Sur Liberté Algérie, Mustapha Hammouche d’analyser : « Tout se passe comme si le général Gaïd Salah, en aiguillonnant la justice, espérait couvrir la nouvelle impasse politique qu’il a créée par un emballement judiciaire rédempteur. Et tout laisse croire qu’il est tenté par une alternance maison, comme il est de tradition dans le système d’en improviser une à chaque crise », écrit-il. « D’abord, jamais une justice n’a réussi sa mission quand elle y consacre ainsi une campagneenclenchée, qui plus est sous l’impulsion du pouvoir politique du moment. Car les effets bénéfiques d’une justice rigoureuse se ressentent à long terme, lorsque celle-ci s’impose, en toute autonomie, dans la durée et sur la base de la seule autorité de la loi. Dès qu’elle a besoin d’une tutelle politique, même bien intentionnée, c’est qu’elle n’est pas en capacité d’agir dans l’indépendance qui assure son impartialité. Et donc son efficacité », poursuit le chroniqueur.

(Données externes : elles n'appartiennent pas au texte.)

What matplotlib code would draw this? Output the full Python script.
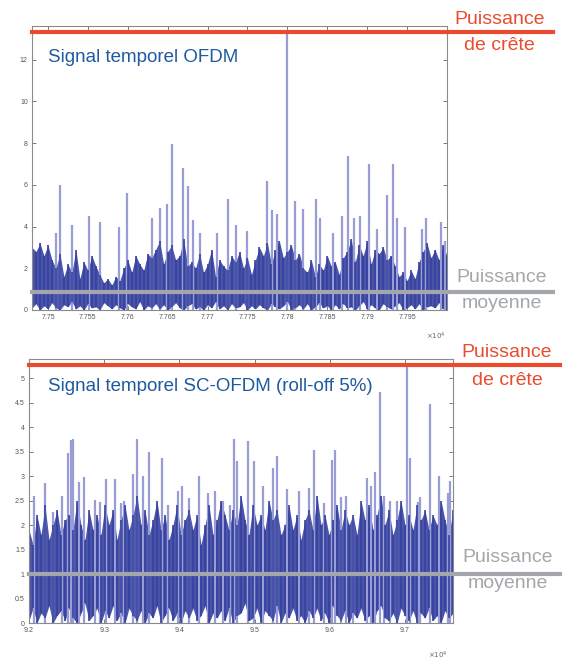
"""OFDM vs SC-OFDM temporal signal, peak and mean power"""
import numpy as np
import matplotlib.pyplot as plt
from matplotlib.ticker import FuncFormatter

plt.rcParams['font.family'] = ['Liberation Sans', 'DejaVu Sans']

# --- top panel : OFDM ---
ofdm_spike_t = [77510, 77515, 77530, 77552, 77565, 77589, 77599, 77630, 77641, 77649,
                77655, 77669, 77676, 77682, 77690, 77712, 77725, 77735, 77750, 77774,
                77781, 77787, 77800, 77809, 77820, 77836, 77841, 77857, 77869, 77876,
                77884, 77891, 77902, 77912, 77925, 77932, 77937, 77947, 77969, 77974,
                77992, 77997]
ofdm_spike_v = [3.7, 6.0, 4.1, 4.5, 4.2, 4.0, 5.6, 4.4, 4.9, 5.1,
                7.95, 6.8, 5.95, 4.3, 3.7, 3.7, 5.3, 4.1, 3.8, 6.2,
                4.8, 4.6, 13.3, 5.25, 4.85, 5.3, 4.4, 3.7, 4.5, 7.4,
                4.4, 4.5, 7.0, 3.9, 5.5, 7.0, 4.4, 4.0, 3.9, 4.4,
                4.2, 3.3]
ofdm_hi = [3.0, 2.8, 3.2, 2.6, 3.1, 2.4, 2.0, 2.7,
           1.6, 2.2, 1.8, 2.9, 1.5, 2.3, 1.9, 2.6, 2.1, 1.7,
           1.3, 1.5, 1.2, 1.6, 1.4,
           2.0, 2.4, 1.8, 2.6, 2.2, 1.9, 2.7,
           2.5, 2.9, 3.3, 2.2, 2.8, 3.1, 2.4, 2.6, 3.4, 2.1, 2.3, 2.0, 2.7,
           1.8, 2.2, 2.9, 1.6, 2.4, 2.1, 1.9, 2.6, 2.3, 2.8, 2.0, 2.5, 1.7, 2.4, 3.0,
           2.6, 3.2, 2.2, 2.9, 3.3, 2.5, 2.8, 3.1, 2.4, 2.7,
           2.0, 1.8, 2.4, 1.6, 2.2, 1.9, 2.6, 2.1, 2.3, 1.7, 2.5,
           2.8, 3.4, 2.3, 3.1, 2.6, 3.3, 2.2, 2.9, 2.7, 3.0, 2.4, 2.6, 2.1,
           1.6, 1.8, 1.4, 1.9, 1.5,
           2.3, 2.8, 3.2, 2.5, 2.9, 2.4, 3.1, 2.6]
ofdm_lo = [0.1, 0.3, 0.0, 0.2, 0.05, 0.35, 0.1, 0.0, 0.25, 0.15,
           0.4, 0.05, 0.2, 0.0, 0.3, 0.1, 0.15, 0.0, 0.35, 0.2,
           0.05, 0.25, 0.1, 0.0, 0.3, 0.15, 0.05, 0.4, 0.0, 0.2,
           0.1, 0.3, 0.05, 0.25, 0.0, 0.15, 0.35, 0.1, 0.0, 0.2,
           0.3, 0.05, 0.15, 0.0, 0.25, 0.1, 0.4, 0.05, 0.2, 0.0,
           0.3, 0.1, 0.15, 0.35, 0.0, 0.2, 0.05, 0.25, 0.1, 0.0,
           0.3, 0.15, 0.05, 0.2, 0.4, 0.0, 0.1, 0.25, 0.05, 0.3,
           0.0, 0.15, 0.35, 0.1, 0.2, 0.0, 0.25, 0.05, 0.3, 0.1,
           0.15, 0.0, 0.2, 0.4, 0.05, 0.25, 0.1, 0.0, 0.3, 0.15,
           0.05, 0.2, 0.35, 0.0, 0.1, 0.25, 0.05, 0.3, 0.0, 0.15,
           0.2, 0.1, 0.35, 0.05, 0.0]
ofdm_peak = 13.33
ofdm_mean = 0.87

# --- bottom panel : SC-OFDM ---
sc_spike_t = [92067, 92213, 92320, 92440, 92520, 92560, 92587, 92667, 92733, 92880,
              92947, 93027, 93147, 93227, 93267, 93387, 93440, 93520, 93600, 93773,
              93853, 93987, 94040, 94133, 94267, 94387, 94480, 94587, 94680, 94733,
              94773, 94907, 94987, 95107, 95240, 95293, 95427, 95587, 95720, 95787,
              95920, 96027, 96067, 96147, 96213, 96307, 96493, 96547, 96600, 96667,
              96720, 96800, 96893, 97027, 97067, 97173, 97200, 97333, 97453, 97573,
              97600]
sc_spike_v = [2.6, 2.85, 2.27, 2.6, 3.47, 3.73, 3.76, 2.88, 2.98, 2.52,
              2.48, 2.95, 2.95, 2.45, 2.5, 3.05, 3.76, 3.0, 3.49, 3.36,
              2.4, 2.7, 2.8, 2.55, 3.0, 2.65, 2.7, 2.5, 2.4, 3.76,
              3.3, 3.72, 3.3, 2.8, 3.16, 3.41, 2.73, 2.7, 2.75, 3.53,
              2.45, 3.33, 3.53, 2.58, 2.6, 2.14, 2.96, 2.8, 3.08, 4.72,
              2.6, 2.5, 2.5, 5.23, 3.37, 2.47, 2.57, 4.48, 3.0, 2.65,
              2.9]
sc_hi = [1.9, 1.6, 2.2, 1.8, 2.4, 1.7, 2.0, 2.3, 1.8, 2.1,
         2.2, 1.9, 2.5, 2.0, 1.7, 2.3, 1.9, 2.2, 1.8, 2.4,
         2.0, 2.3, 1.7, 2.1, 2.4, 1.9, 2.2, 2.6, 2.0, 2.3,
         1.8, 2.1, 2.5, 1.9, 2.2, 1.7, 2.0, 2.4, 1.8, 2.1,
         2.3, 1.9, 2.2, 1.6, 2.0, 2.4, 1.8, 2.1, 2.5, 2.2,
         1.9, 2.3, 2.0, 2.6, 2.1, 1.8, 2.4, 2.0, 2.2, 1.9,
         2.5, 2.1, 2.3, 1.8, 2.0, 2.4, 1.9, 2.2, 1.7, 2.1,
         2.3, 1.9, 2.6, 2.0, 2.2, 1.8, 2.1, 2.4, 1.9, 2.3,
         2.0, 2.2, 1.8, 2.5, 2.1, 2.4, 1.9, 2.2, 2.6, 2.0,
         2.3, 1.8, 2.1, 2.5, 2.0, 2.2, 1.9, 2.4, 2.1, 2.3,
         1.9, 2.2, 2.0, 2.5, 2.1, 1.8, 2.3]
sc_lo = [0.05, 0.3, 0.0, 0.2, 0.1, 0.35, 0.0, 0.15, 0.25, 0.05,
         0.3, 0.1, 0.0, 0.2, 0.4, 0.05, 0.15, 0.3, 0.0, 0.25,
         0.1, 0.35, 0.05, 0.2, 0.0, 0.3, 0.15, 0.05, 0.25, 0.0,
         0.2, 0.1, 0.35, 0.0, 0.15, 0.3, 0.05, 0.2, 0.0, 0.25,
         0.1, 0.3, 0.05, 0.15, 0.35, 0.0, 0.2, 0.1, 0.25, 0.05,
         0.3, 0.0, 0.15, 0.2, 0.4, 0.05, 0.1, 0.3, 0.0, 0.25,
         0.15, 0.05, 0.35, 0.0, 0.2, 0.1, 0.3, 0.05, 0.15, 0.0,
         0.25, 0.1, 0.3, 0.05, 0.2, 0.0, 0.35, 0.15, 0.05, 0.25,
         0.0, 0.2, 0.1, 0.3, 0.05, 0.15, 0.0, 0.25, 0.35, 0.1,
         0.05, 0.2, 0.0, 0.3, 0.15, 0.05, 0.25, 0.0, 0.2, 0.1,
         0.3, 0.05, 0.15, 0.0, 0.25, 0.1, 0.2]
sc_peak = 5.27
sc_mean = 1.0

DARK = '#36419f'
LIGHT = '#9a9dd5'
RED = '#ea4b2f'
GREY = '#a3a7ab'
BLUE_TXT = '#1f5a9e'


def draw_signal(ax, t0, t1, hi, lo, spike_t, spike_v):
    # light spikes first, dense body on top
    ax.vlines(spike_t, 0, spike_v, color=LIGHT, lw=1.6)
    t = np.linspace(t0, t1, len(hi))
    ax.fill_between(t, lo, hi, color=DARK, alpha=0.9, lw=0)
    ax.vlines(t, lo, hi, color=DARK, lw=1.2)


def style_axes(ax, xlim, ylim, xticks, yticks):
    ax.set_xlim(*xlim)
    ax.set_ylim(*ylim)
    ax.set_xticks(xticks)
    ax.set_yticks(yticks)
    ax.xaxis.set_major_formatter(FuncFormatter(lambda v, p: f"{v / 1e4:g}"))
    ax.yaxis.set_major_formatter(FuncFormatter(lambda v, p: f"{v:g}"))
    ax.tick_params(direction='in', top=True, right=True, length=3, width=0.6,
                   labelsize=5, colors='#666666', labelcolor='#555555', pad=3)
    for s in ax.spines.values():
        s.set_color('#8a8a8a')
        s.set_linewidth(0.8)


def draw_levels(ax, peak, mean, xmax):
    ax.axhline(peak, xmin=0, xmax=xmax, color=RED, lw=3, clip_on=False, zorder=5)
    ax.axhline(mean, xmin=0, xmax=xmax, color=GREY, lw=3, clip_on=False, zorder=5)


fig = plt.figure(figsize=(5.69, 6.6), dpi=100)

ax1 = fig.add_axes([32 / 569, 1 - 310 / 660, 415 / 569, 284 / 660])
draw_signal(ax1, 77480, 78000, ofdm_hi, ofdm_lo, ofdm_spike_t, ofdm_spike_v)
style_axes(ax1, (77480, 78000), (0, 13.62), np.arange(77500, 78000, 50), np.arange(0, 13, 2))
draw_levels(ax1, ofdm_peak, ofdm_mean, (553 - 32) / 415)
ax1.text(48 / 569, 1 - 57 / 660, "Signal temporel OFDM", transform=fig.transFigure,
         color=BLUE_TXT, fontsize=13.5, va='center', ha='left')

ax2 = fig.add_axes([29 / 569, 1 - 623 / 660, 424 / 569, 264 / 660])
draw_signal(ax2, 92000, 97640, sc_hi, sc_lo, sc_spike_t, sc_spike_v)
style_axes(ax2, (92000, 97640), (0, 5.39), np.arange(92000, 97700, 1000), np.arange(0, 5.1, 0.5))
draw_levels(ax2, sc_peak, sc_mean, (560 - 29) / 424)
ax2.text(48 / 569, 1 - 387 / 660, "Signal temporel SC-OFDM (roll-off 5%)",
         transform=fig.transFigure, color=BLUE_TXT, fontsize=13.5, va='center', ha='left')

# side labels
def side(x, y, s, c):
    fig.text(x / 569, 1 - y / 660, s, color=c, fontsize=14, ha='center', va='center')

side(500, 20, "Puissance", RED)
side(499, 45, "de crête", RED)
side(502, 278, "Puissance", GREY)
side(502, 303, "moyenne", GREY)
side(507, 353, "Puissance", RED)
side(507, 380, "de crête", RED)
side(508, 558, "Puissance", GREY)
side(508, 583, "moyenne", GREY)

# exponent labels
for (x, y) in [(436, 336), (438, 655)]:
    fig.text(x / 569, 1 - y / 660, r"$\times10^4$", fontsize=5, color='#666666',
             ha='center', va='center')

fig.savefig("out.png", dpi=100, facecolor='white')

Pour l’instant, seul l’opposant et président du parti Talaie El Hurriyet, Ali Benflis, a apporté mardi son soutien à l’opération de lutte contre la corruption enclenchée par la justice, estimant qu’il s’agit d’une « démarche salutaire ». « Ce que l’on appelle pudiquement la corruption, je la dénomme et la dénonce depuis cinq ans comme la grande criminalité économique et financière. Comme crime contre le peuple et contre la nation, la grande criminalité économique et financière est impardonnable », a affirmé l’ex-chef du gouvernement entre 2000 et 2003 sous la présidence de Bouteflika.